Larger Classes Pose Safety Hazard, Union Says

     CHICAGO (CN) – The Chicago Teachers Union wants to stop the city’s board of education from increasing class sizes to 35 students in an effort to cut $125 million from Chicago Public Schools’ $600 million budget deficit, claiming larger classes pose a safety hazard. Adding more students to small classrooms could “push those classrooms past the safety guidelines, if they are not already past the maximum occupancy,” the union claims in Cook County Court.




     The union says Chicago’s standard occupancy requirements call for at least 20 square feet per student. But Monique Bond, a spokeswoman for Chicago Public Schools, has been quoted in the media as saying that “more than 90 percent of … classrooms are at least 700 square feet,” according to the lawsuit.
     The union claims that 700 square feet is simply not enough space for 35 students, plus at least one more teacher and possibly an aide.
     Smaller classrooms may be pushing maximum capacity already, the union claims.
     Teacher Sarah Hanawalt, also a plaintiff, says she measured her classroom at 552 square feet. If her class size increases to 37 students, as expected, she says there will be about 14.5 square feet per person.
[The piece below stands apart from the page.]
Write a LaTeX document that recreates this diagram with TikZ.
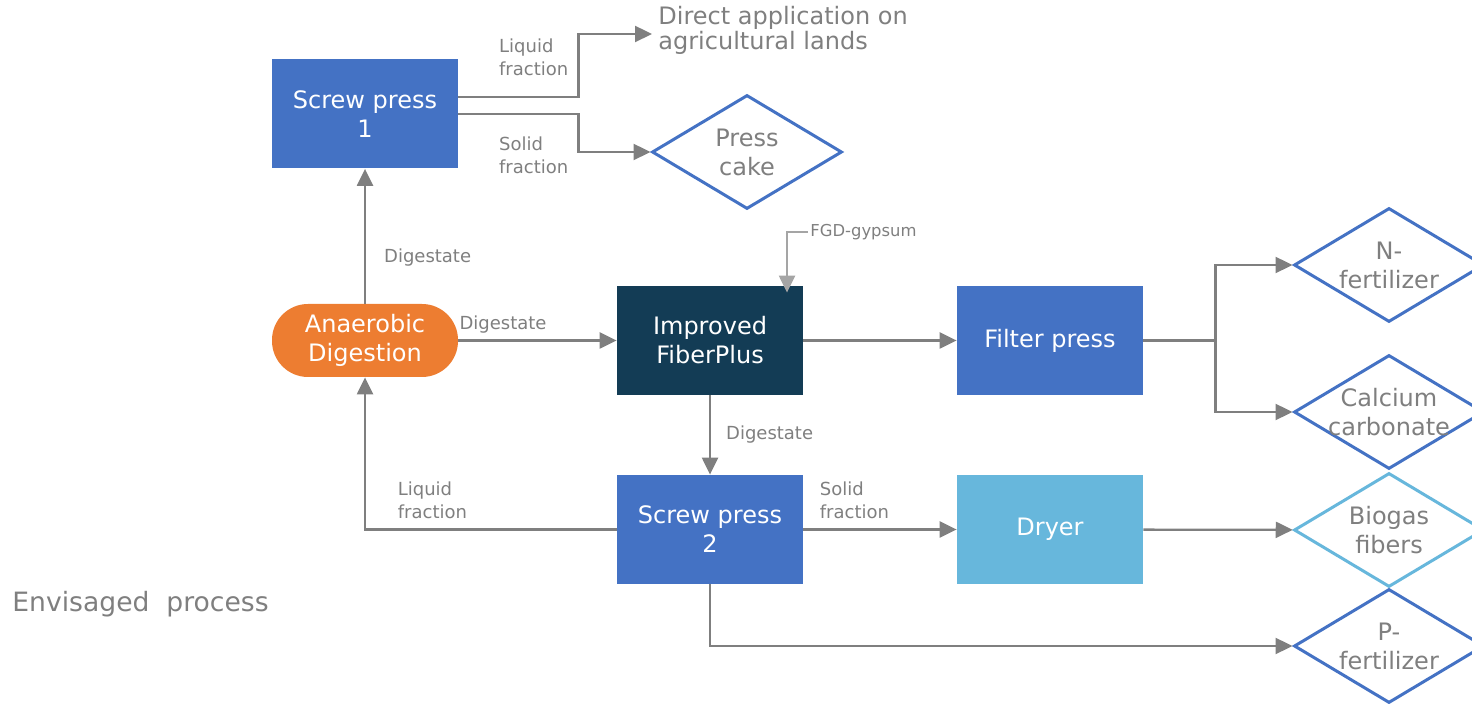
\documentclass[tikz,border=0pt]{standalone}
\usepackage{fontspec}
\setmainfont{DejaVu Sans}
\usepackage{xcolor}
\usetikzlibrary{shapes.geometric,arrows.meta,positioning}
\definecolor{unitblue}{HTML}{4472C4}
\definecolor{digorange}{HTML}{ED7D31}
\definecolor{fiberteal}{HTML}{133C55}
\definecolor{dryerblue}{HTML}{67B7DC}
\definecolor{flowgray}{HTML}{7F7F7F}
\definecolor{feedgray}{HTML}{A5A5A5}

\begin{document}
\begin{tikzpicture}[x=0.5pt,y=-0.5pt,
        unit/.style={rectangle,fill=unitblue,text=white,minimum width=93pt,minimum height=54.5pt,inner sep=0pt,align=center,font=\fontsize{12}{14.5}\selectfont},
        product/.style={diamond,draw=unitblue,line width=1.5pt,fill=white,minimum width=95pt,minimum height=57pt,inner sep=0pt},
        prodtext/.style={text=flowgray,align=center,inner sep=0pt,font=\fontsize{12}{14.5}\selectfont},
        flow/.style={draw=flowgray,line width=1.15pt,-{Triangle[length=8.5pt,width=8pt]}},
        tag/.style={text=flowgray,align=left,inner sep=0pt,font=\fontsize{9}{11.5}\selectfont}]
        \useasboundingbox (0,0) rectangle (1472,704);
        \node[unit] (sp1) at (365,114) {Screw press\\1};
        \node[unit,fill=digorange,rounded corners=18pt,minimum height=36.5pt] (ad) at (365,340.5) {Anaerobic\\Digestion};
        \node[unit,fill=fiberteal] (ifp) at (710,340.5) {Improved\\FiberPlus};
        \node[unit] (flp) at (1050,340.5) {Filter press};
        \node[unit] (sp2) at (710,529.5) {Screw press\\2};
        \node[unit,fill=dryerblue] (dry) at (1050,529.5) {Dryer};
        \node[product] (pc) at (747,152) {};
        \node[product] (nf) at (1389,265) {};
        \node[product] (cc) at (1389,412) {};
        \node[product,draw=dryerblue] (bf) at (1389,530) {};
        \node[product] (pf) at (1389,646) {};
        \node[prodtext] (pct) at (pc) {Press\\cake};
        \node[prodtext] (nft) at (nf) {N-\\fertilizer};
        \node[prodtext] (cct) at (cc) {Calcium\\carbonate};
        \node[prodtext] (bft) at (bf) {Biogas\\fibers};
        \node[prodtext] (pft) at (pf) {P-\\fertilizer};
        \coordinate (da) at (652,34);
        \node[tag,anchor=west,font=\fontsize{12}{12.5}\selectfont] (dal) at ([xshift=3pt,yshift=2pt]da) {Direct application on\\agricultural lands};
        \coordinate (fgd) at (808,232);
        \node[tag,anchor=west,font=\fontsize{8.2}{9}\selectfont] (fgdl) at ([xshift=1pt]fgd) {FGD-gypsum};
        \node[anchor=west,text=flowgray,inner sep=0pt,font=\fontsize{13.3}{15}\selectfont] (env) at (12,604) {Envisaged\ \ process};
        \draw[flow] ([yshift=8.5pt]sp1.east) -- node[tag,pos=0.33,anchor=south west,yshift=10pt]{Liquid\\fraction} ++(120,0) |- (da);
        \draw[flow] (sp1.east) -- node[tag,pos=0.33,anchor=north west,yshift=-11pt]{Solid\\fraction} ++(120,0) |- (pc.west);
        \draw[flow] (ad) -- node[tag,pos=0.37,anchor=west,xshift=9pt,yshift=-2pt]{Digestate} (sp1);
        \draw[flow] (ad) -- node[tag,pos=0,anchor=south west,yshift=3pt]{Digestate} (ifp);
        \draw[flow,draw=feedgray,shorten >=-3.5pt] (fgd) -| ([xshift=38.5pt]ifp.north);
        \draw[flow] (ifp) -- (flp);
        \draw[flow] (flp.east) -- ++(72,0) |- (nf.west);
        \draw[flow] (flp.east) -- ++(72,0) |- (cc.west);
        \draw[flow] (ifp) -- node[tag,anchor=west,xshift=7.5pt]{Digestate} (sp2);
        \draw[flow] (sp2.west) -| node[tag,pos=0.437,anchor=south west,yshift=5pt]{Liquid\\fraction} (ad.south);
        \draw[flow] (sp2) -- node[tag,pos=0.1,anchor=south west,yshift=5pt]{Solid\\fraction} (dry);
        \draw[flow] (dry) -- (bf);
        \draw[flow] (sp2.south) |- (pf.west);
    \end{tikzpicture}
\end{document}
     The union says it’s not possible to increase class sizes and remain in compliance with the city’s municipal code.
     “[T]he Board would be placing the safety and welfare of the teachers, [paraprofessionals], other staff, and students at risk if it increases the number of students to 35, especially, where teachers and support staff are present,” eliminating safe working conditions, the union claims.
     The Chicago Board of Education, under CEO Ron Huberman, plans to lay off up to 3,000 union teachers in order to increase the size of each class, the Chicago Sun-Times reported.
     Average class size for Chicago Public Schools is now 28 students, according to the Chicago Defender.
     The teachers’ union demands an injunction and a declaration that larger classes will violate both the city’s municipal code and the parties’ collective bargaining agreement.
     The union is represented by Poltrock & Poltrock.